Un milione. Un milione di corpi in movimento, di bandiere, striscioni, messaggi a pennarello su pezzi di cartone. Un milione di voci che scandiscono slogan per la Palestina, nacchere e tamburi, canzoni (ho risentito con gioia e meraviglia canti che vengono da lontano, dagli anni ribelli della mia gioventù e dalle lotte operaie e contadine dei miei padri proletari).
Milioni e milioni di passi lungo i viali della Roma imperiale, a cui sono giunti i ribelli delle periferie sociali di tutto il Paese. C’è anche la nostra Valle, anch’essa ridotta a periferia dal sistema violento e folle che sulla guerra agli esseri umani e alla natura fonda il proprio dominio e la propria esistenza.

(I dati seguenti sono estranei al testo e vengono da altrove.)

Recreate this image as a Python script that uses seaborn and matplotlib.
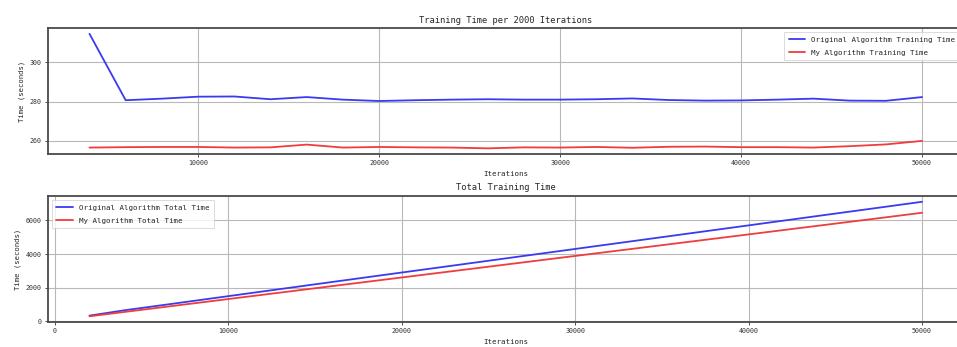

Si cammina al fianco della Palestina e della sua resistenza, contro il massacro che, a partire dalle morti bambine, sta annientando quel popolo e la sua terra. Si cammina contro i governi del mondo – governo italiano in primis – che o stanno dichiaratamente dalla parte di Israele o nulla di concreto stanno facendo per fermare il genocidio, perché gli interessi che li legano a Israele e al sistema USA – NATO sono più forti di ogni sia pur minimo senso di umanità.
A ribellarsi sono i popoli del mondo: una solidarietà e una lotta che si risvegliano perché si è capito che la Palestina è ovunque e che, lottando per quel popolo che il capitalismo da sempre vuole annientare, si lotta per se stessi.
Nel dolcissimo ottobre romano le tinte accese dell’autunno si mescolano al fiume di suoni e di colori che avanzano verso il centro. In tanto splendore stona il muro cupo di divise e blindati che sbarrano le vie laterali, il ronzio degli elicotteri, i droni che contendono il cielo al volo dei gabbiani.
Ed eccoci al Colosseo. Il tramonto inonda di rosso le antiche mura, le gradinate su cui i proletari dell’epoca sedevano, ammansiti con la ricetta del “panem et circenses”….Quanto sangue avrà conosciuto l’arena…sangue di gladiatori , schiavi costretti ad uccidere altri schiavi….sangue di leoni, tigri, elefanti, animali strappati alla terra natia per venire a morire al centro dell’impero.
Quando arriviamo a piazza San Giovanni, è ormai buio. Gli interventi conclusivi sono finiti da un pezzo. Mentre sta sfilando la coda del corteo, arriva la notizia di cariche poliziesche e di fermati. Nella notte sirene di ambulanze e di cellulari.In piazza santa Maria Maggiore la polizia in assetto antisommossa fronteggia un gruppo di manifestanti accorsi a sostegno dei compagni fermati. Sono giovani e giovanissimi, ragazzini, gli stessi che in ogni città continuano la mobilitazione in nome dei diritti negati. Ragazzini come quelli di Gaza che anche in questo momento stanno morendo di bombe e di fame.
Mentre ci spostiamo verso Termini in cerca di una metropolitana , incappiamo nell’ennesima carica appoggiata da idranti e lacrimogeni. Gli agenti braccano i manifestanti lungo le vie della movida: fa un certo effetto sentire il morso acre dei lacrimogeni arrivato fino ai tavoli delle trattorie, tra le code alla vaccinara, i tonnarelli cacio e pepe e il “vino de li castelli”, a disturbare il rito indifferente del sabato sera…
Ma ecco piazza della Repubblica, la metropolitana affollata di bandiere, kefie, saluti, richiami…Si corre veloci in direzione Anagnina, dove ritroveremo i compagni e il pullman per il rientro a casa. Ci aspetta una lunga notte di viaggio verso la Valle, là dove la lotta continua.